Cradle of Humankind

It was on Mogale City’s koppies, in its caves and valleys, that our ancestors took their first faltering steps towards controlling their world. It is the place we all began.


Amidst the koppies lies hidden the heritage of humankind
Amidst the koppies lies hidden the heritage of humankind
FEW of the world’s great cities can trace their heritage back thousands of years, to early human settlements. Mogale City can trace its history back three million years.

Just 12 kilometres from the centre of Krugersdorp is a nondescript 47 000 hectare region of koppies, scattered shrubs and trees. Its tranquil rural appearance belies its importance, for this is a World Heritage Site, the Cradle of Humankind.

It is here that fossil evidence has been unearthed, tracing human activity back three million years. It is here that man’s earliest known mastery of fire has been found. It is here that humans probably took the first steps towards controlling their world, instead of being controlled by the forces of nature.

In all, some 40 percent of the world’s human ancestor fossils have been found here. There are 15 major fossil sites in the Cradle of Humankind, with Sterkfontein Caves the most well known.

More than 500 hominid fossils and over 9 000 stone tools have been found in the caves, and it was here that two finds that changed the way we view humanity and the history of human development were made: Mrs Ples (now believed to be a Mr Ples), an Australopithecus africanus dating back 2,5 million years was found by Robert Broom in 1947; and Little Foot, an almost complete ape-man skeleton 3,3 million years old was found by Ronald Clarke and Phillip Tobias in 1995. The bones were originally excavated in the late 1970s and had been stored in a box until the two scientists re-examined them.

Mogale City is situated in the Cradle of Humankind
Mogale City is situated in the Cradle of Humankind
The most recent find, announced in April 2010, is that of an entirely new hominid species, Australopithecus sediba. Scientists believe this fossil find will be the Rosetta stone of palaeoanthropology, the transitional species between Australopithecus and Homo.

Other sites in the valley include Bolt’s Farm, where the remains of three sabre-tooth cats have been found in a pit that trapped animals; Swartkrans, site of the earliest-known deliberate use of fire, around 1,3 million years ago; Haasgat, where the fossils of early forest-dwelling monkeys, around 1,3 million years old, were found; and Gondolin, where 90 000 fossil specimens have been found since 1979.

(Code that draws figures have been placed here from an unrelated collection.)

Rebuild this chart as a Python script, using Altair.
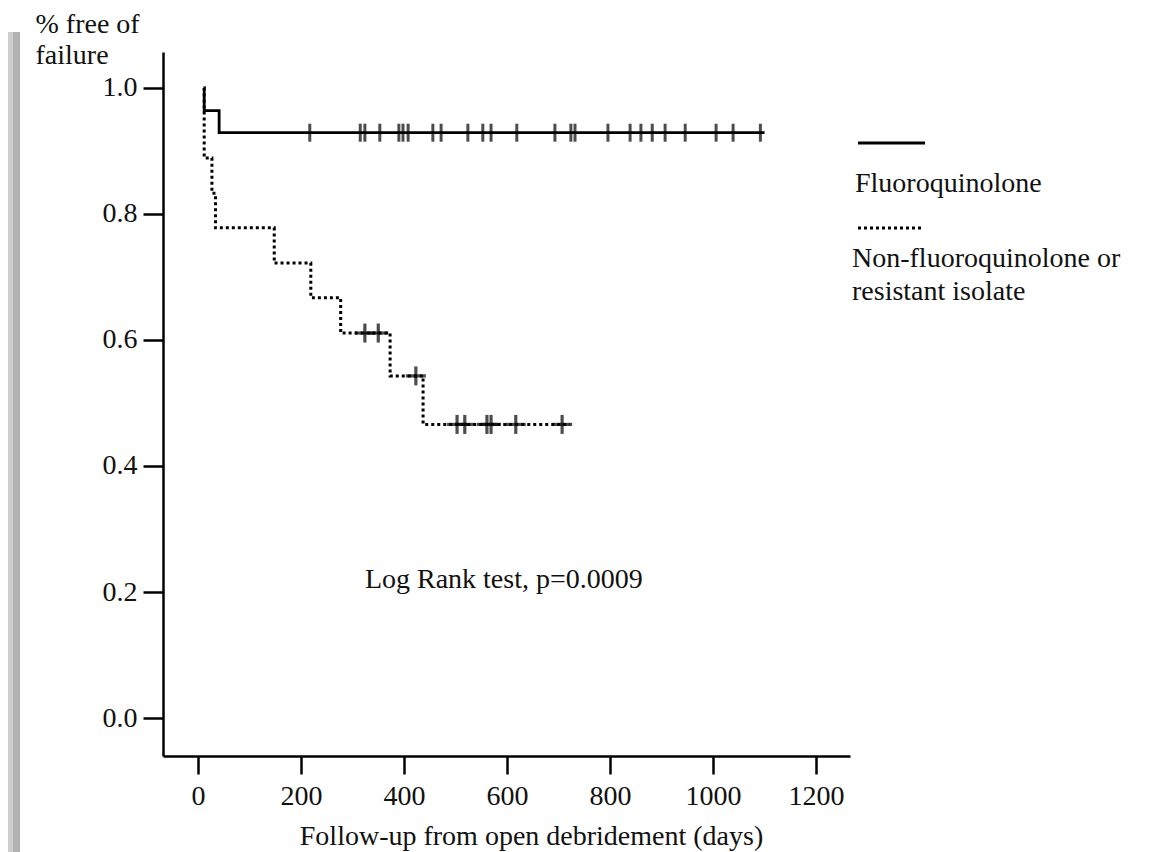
import altair as alt
import pandas as pd

# ---- data ----
series_names = ["Fluoroquinolone", "Non-fluoroquinolone or resistant isolate"]

fq_days = [11, 12, 41, 1100]
fq_surv = [1.0, 0.964, 0.929, 0.929]

nfq_days = [11, 12, 27, 34, 148, 219, 277, 373, 437, 722]
nfq_surv = [1.0, 0.889, 0.833, 0.778, 0.722, 0.667, 0.611, 0.543, 0.466, 0.466]

fq_cens_days = [217, 315, 324, 353, 390, 398, 408, 456, 472, 524, 553, 569, 619,
                693, 724, 732, 796, 839, 860, 882, 907, 946, 1006, 1039, 1092]
fq_cens_surv = [0.929] * len(fq_cens_days)

nfq_cens_days = [324, 350, 423, 503, 518, 561, 569, 617, 707]
nfq_cens_surv = [0.611, 0.611, 0.543, 0.466, 0.466, 0.466, 0.466, 0.466, 0.466]

x_ticks = [0, 200, 400, 600, 800, 1000, 1200]
y_ticks = [0.0, 0.2, 0.4, 0.6, 0.8, 1.0]
annotation = "Log Rank test, p=0.0009"
annot_x, annot_y = 324, 0.206

FONT = "Liberation Serif"
FS = 28
INK = "#111111"

fq_df = pd.DataFrame({"day": fq_days, "surv": fq_surv})
nfq_df = pd.DataFrame({"day": nfq_days, "surv": nfq_surv})
fqc_df = pd.DataFrame({"day": fq_cens_days, "surv": fq_cens_surv})
nfqc_df = pd.DataFrame({"day": nfq_cens_days, "surv": nfq_cens_surv})

xs = alt.Scale(domain=[-68, 1266], nice=False, zero=False)
ys = alt.Scale(domain=[-0.0603, 1.0571], nice=False, zero=False)

x_axis = alt.Axis(values=x_ticks, format="d", grid=False, tickSize=18, tickWidth=2.5,
                  tickColor="black", domainColor="black", domainWidth=2.5, labelFont=FONT,
                  labelFontSize=FS, labelColor=INK, labelPadding=8, titleFont=FONT,
                  titleFontSize=FS, titleFontWeight="normal", titleColor=INK,
                  titleBaseline="alphabetic", titleX=368, titleY=88, titleAlign="center")
y_axis = alt.Axis(values=y_ticks, format=".1f", grid=False, tickSize=20, tickWidth=2.5,
                  tickColor="black", domainColor="black", domainWidth=2.5, labelFont=FONT,
                  labelFontSize=FS, labelColor=INK, labelPadding=6, titleFont=FONT,
                  titleFontSize=FS, titleFontWeight="normal", titleColor=INK, titleAngle=0,
                  titleAlign="left", titleBaseline="alphabetic", titleX=-128, titleY=-20,
                  titleLineHeight=31)

fq_line = alt.Chart(fq_df).mark_line(interpolate="step-after", color="black", strokeWidth=2.8).encode(
    x=alt.X("day:Q", scale=xs, axis=x_axis, title="Follow-up from open debridement (days)"),
    y=alt.Y("surv:Q", scale=ys, axis=y_axis, title=["% free of", "failure"]),
)
nfq_line = alt.Chart(nfq_df).mark_line(interpolate="step-after", color="black", strokeWidth=3,
                                      strokeDash=[3, 3]).encode(x="day:Q", y="surv:Q")

fq_cens = alt.Chart(fqc_df).mark_tick(orient="vertical", size=18, thickness=3, color="black").encode(
    x="day:Q", y="surv:Q")
nfq_cens_v = alt.Chart(nfqc_df).mark_tick(orient="vertical", size=19, thickness=3.2, color="black").encode(
    x="day:Q", y="surv:Q")
nfq_cens_h = alt.Chart(nfqc_df).mark_tick(orient="horizontal", size=20, thickness=3.2, color="black").encode(
    x="day:Q", y="surv:Q")

annot = alt.Chart(pd.DataFrame({"t": [annotation], "x": [annot_x], "y": [annot_y]})).mark_text(
    font=FONT, fontSize=FS, color=INK, align="left", baseline="alphabetic").encode(
    x="x:Q", y="y:Q", text="t:N")

# legend drawn by hand (line sample above its label)
leg_df = pd.DataFrame({"k": [0]})
leg_solid = alt.Chart(leg_df).mark_rule(color="black", strokeWidth=3).encode(
    x=alt.value(695), x2=alt.value(762), y=alt.value(91))
leg_dot = alt.Chart(leg_df).mark_rule(color="black", strokeWidth=3, strokeDash=[3, 3]).encode(
    x=alt.value(695), x2=alt.value(759), y=alt.value(176))
leg_t1 = alt.Chart(leg_df).mark_text(font=FONT, fontSize=FS, color=INK, align="left",
                                     baseline="alphabetic", text=series_names[0]).encode(
    x=alt.value(692), y=alt.value(140))
leg_t2 = alt.Chart(leg_df).mark_text(font=FONT, fontSize=FS, color=INK, align="left",
                                     baseline="alphabetic", lineHeight=33,
                                     text=["Non-fluoroquinolone or", "resistant isolate"]).encode(
    x=alt.value(689), y=alt.value(215))

# grey page-edge stripe seen at the left of the reference
stripe1 = alt.Chart(leg_df).mark_rect(color="#cdcdcd").encode(
    x=alt.value(-155), x2=alt.value(-150), y=alt.value(-20), y2=alt.value(800))
stripe2 = alt.Chart(leg_df).mark_rect(color="#b2b2b2").encode(
    x=alt.value(-150), x2=alt.value(-143), y=alt.value(-20), y2=alt.value(800))

chart = alt.layer(
    stripe1, stripe2, fq_line, nfq_line, fq_cens, nfq_cens_v, nfq_cens_h, annot,
    leg_solid, leg_dot, leg_t1, leg_t2,
).properties(
    width=687, height=704,
    padding={"left": 155, "top": 44, "right": 292, "bottom": 98},
    autosize=alt.AutoSizeParams(type="none"),
    background="white",
).configure_view(stroke=None)

chart.save("out.html", embed_options={"renderer": "svg", "actions": False})
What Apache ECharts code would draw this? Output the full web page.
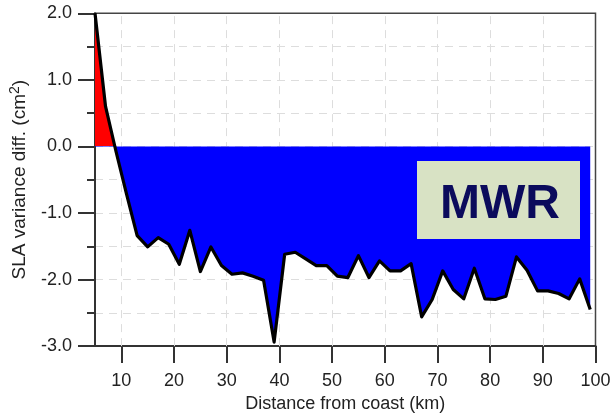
<!DOCTYPE html>
<html>
<head>
<meta charset="utf-8">
<style>
  html, body { margin: 0; padding: 0; background: #ffffff; }
  #chart { width: 614px; height: 418px; }
</style>
<script src="https://cdn.jsdelivr.net/npm/echarts@6/dist/echarts.min.js"></script>
</head>
<body>
<div id="chart"></div>
<script>
// Distance from the coast (km) and the SLA variance difference (cm^2)
const distanceKm = [5, 7, 9, 11, 13, 15, 17, 19, 21, 23, 25, 27, 29, 31, 33, 35, 37, 39, 41, 43,
  45, 47, 49, 51, 53, 55, 57, 59, 61, 63, 65, 67, 69, 71, 73, 75, 77, 79, 81, 83,
  85, 87, 89, 91, 93, 95, 97, 99];
const slaVarDiff = [2.0, 0.6, -0.08, -0.72, -1.34, -1.51, -1.37, -1.47, -1.77, -1.26,
  -1.88, -1.51, -1.79, -1.92, -1.90, -1.95, -2.01, -2.94, -1.62, -1.59,
  -1.69, -1.79, -1.79, -1.95, -1.97, -1.64, -1.97, -1.72, -1.87, -1.87,
  -1.76, -2.56, -2.30, -1.87, -2.15, -2.29, -1.83, -2.29, -2.30, -2.25,
  -1.66, -1.86, -2.17, -2.17, -2.21, -2.29, -1.99, -2.45];
const xTickValues = [10, 20, 30, 40, 50, 60, 70, 80, 90, 100];
const xGridValues = [10, 20, 30, 40, 50, 60, 70, 80, 90];
const boxLabel = 'MWR';

const points = distanceKm.map((d, i) => [d, slaVarDiff[i]]);

const chart = echarts.init(document.getElementById('chart'), null, { renderer: 'canvas' });

const textColor = '#222222';
const axisColor = '#333333';
const gridDash = { color: '#dddddd', type: [8, 6], width: 1 };
const fontFamily = '"Liberation Sans", Arial, sans-serif';

chart.setOption({
  animation: false,
  backgroundColor: '#ffffff',
  grid: {
    left: 93.6, right: 18.5, top: 13.3, bottom: 69.7,
    show: true, borderColor: '#444444', borderWidth: 1.5, backgroundColor: 'transparent'
  },
  visualMap: {
    type: 'piecewise',
    show: false,
    seriesIndex: 0,
    dimension: 1,
    // finite bounds so the area gradient gets real colour stops at zero
    pieces: [
      { gte: -5, lt: 0, color: '#0000ff' },
      { gte: 0, lte: 5, color: '#ff0000' }
    ]
  },
  xAxis: {
    type: 'value',
    min: 5, max: 100,
    name: 'Distance from coast (km)',
    nameLocation: 'middle',
    nameGap: 48,
    nameTextStyle: { fontFamily, fontSize: 18, color: textColor },
    axisLine: { show: true, onZero: false, lineStyle: { color: axisColor, width: 2 } },
    axisTick: { show: true, inside: false, length: 17, customValues: xTickValues,
      lineStyle: { color: axisColor, width: 2 } },
    axisLabel: { customValues: xTickValues, margin: 26, fontFamily, fontSize: 18, color: textColor },
    splitLine: { show: false }
  },
  yAxis: {
    type: 'value',
    min: -3, max: 2, interval: 1,
    name: '{t|SLA variance diff. (cm}{s|2}{t|)}',
    nameLocation: 'middle',
    nameGap: 63,
    nameTextStyle: {
      fontFamily, fontSize: 19, color: textColor,
      rich: {
        t: { fontFamily, fontSize: 19, color: textColor, lineHeight: 24 },
        s: { fontFamily, fontSize: 14, color: textColor, lineHeight: 24, verticalAlign: 'top', padding: [0, 0, 8, 0] }
      }
    },
    axisLine: { show: true, onZero: false, lineStyle: { color: axisColor, width: 2 } },
    axisTick: { show: true, inside: false, length: 17, lineStyle: { color: axisColor, width: 2 } },
    minorTick: { show: true, splitNumber: 2, length: 8, lineStyle: { color: axisColor, width: 2 } },
    axisLabel: { margin: 23, fontFamily, fontSize: 18, color: textColor,
      formatter: v => v.toFixed(1) },
    splitLine: { show: true, showMinLine: false, showMaxLine: false, lineStyle: gridDash },
    minorSplitLine: { show: true, lineStyle: gridDash }
  },
  series: [
    {
      name: 'fill',
      type: 'line',
      data: points,
      symbol: 'none',
      lineStyle: { width: 0 },
      areaStyle: { opacity: 1, origin: 0 },
      z: 2,
      silent: true
    },
    {
      name: 'line',
      type: 'line',
      data: points,
      symbol: 'none',
      lineStyle: { color: '#000000', width: 3.2, join: 'round' },
      z: 3,
      silent: true,
      // vertical dashed grid lines at every 10 km
      markLine: {
        silent: true,
        symbol: 'none',
        label: { show: false },
        lineStyle: gridDash,
        z: 1,
        data: xGridValues.map(v => ({ xAxis: v }))
      }
    }
  ],
  graphic: {
    elements: [
      { type: 'rect', left: 417, top: 161, z: 100,
        shape: { width: 163, height: 78 },
        style: { fill: '#d8e2c4' } },
      { type: 'text', left: 440, top: 181, z: 101,
        style: { text: boxLabel, fill: '#0b0b5c', font: 'bold 48px "Liberation Sans", Arial, sans-serif' } }
    ]
  }
});
</script>
</body>
</html>
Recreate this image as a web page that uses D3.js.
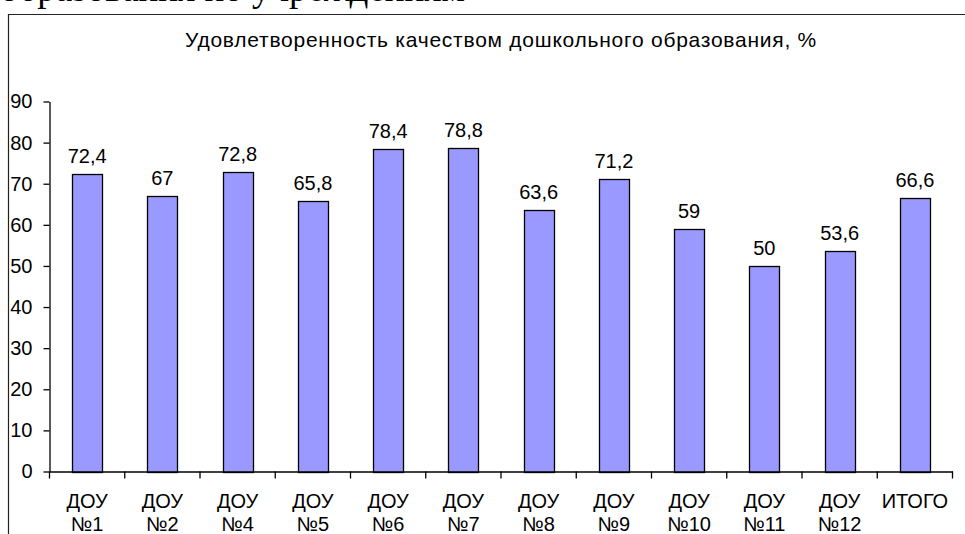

The area was declared a World Heritage Site in 1999. Although it is on privately owned land, any finds belong to the world, and the area is strictly controlled and protected.

Visitor centres

The Cradle of Humankind has two visitors’ centres: Maropeng and Sterkfontein Caves.

At Maropeng visitors can tour 2 500m² of exhibits, including taking an underground boat trip. Here they will view fossils, learn about how humankind came to be, and see one-million-year- old stone tools.

Find out about your roots at Maropeng
Find out about your roots at Maropeng
At Sterkfontein, visitors can tour the caves where the dramatic discoveries were made. Here, they can see a reconstruction of a mined cave, the cave formations, and the mammal and hominid fossils.


In the late 1890s, miners dynamited the Sterkfontein Caves, searching for limestone which they converted into quick lime, an element needed for the processing of gold and the manufacture of cement. They displaced the sediment and revealed entrances to the caves.

The rocks contain cylindrical shapes - evidence of early life called stromatolite, dating back 3,8 billion years. These organisms breathed in carbon dioxide and breathed out oxygen, thus increasing the earth’s oxygen levels and leading to the evolution of other forms of life.

Some 2,5 billion years ago, the area was a shallow inland sea. Over time, however, the water evaporated and the mud formed dolomite rock, in which the stromatolite are visible

Around two billion years ago a large meteorite, 10 kilometres in diameter, fell in Vredefort 100 kilometres south of Sterkfontein, leaving a massive crater now known as the Vredefort Dome. The entire area for hundreds of kilometres around was covered in debris, which helped preserve the gold reefs of the Witwatersrand, preventing them from being eroded - and also helped preserve the stromatolite rocks.

Some 3,5 million years ago, openings to the caves started appearing. They may have been occupied by sabre-toothed cats and other predators, which would explain why the remains of large herbivores like wildebeest, extinct zebra and buffalo have been found in the caves.

One of them is called Plover’s Lake Cave. It has been explored some 50 metres down, but beyond that point are a labyrinth of unexplored passages.

The nearby Wonder Cave has an enormous chamber with beautiful 15m high stalactite formations. The cave is believed to be 2,2 million years old, and bones of rodents, frogs, lizards and birds have been found in it.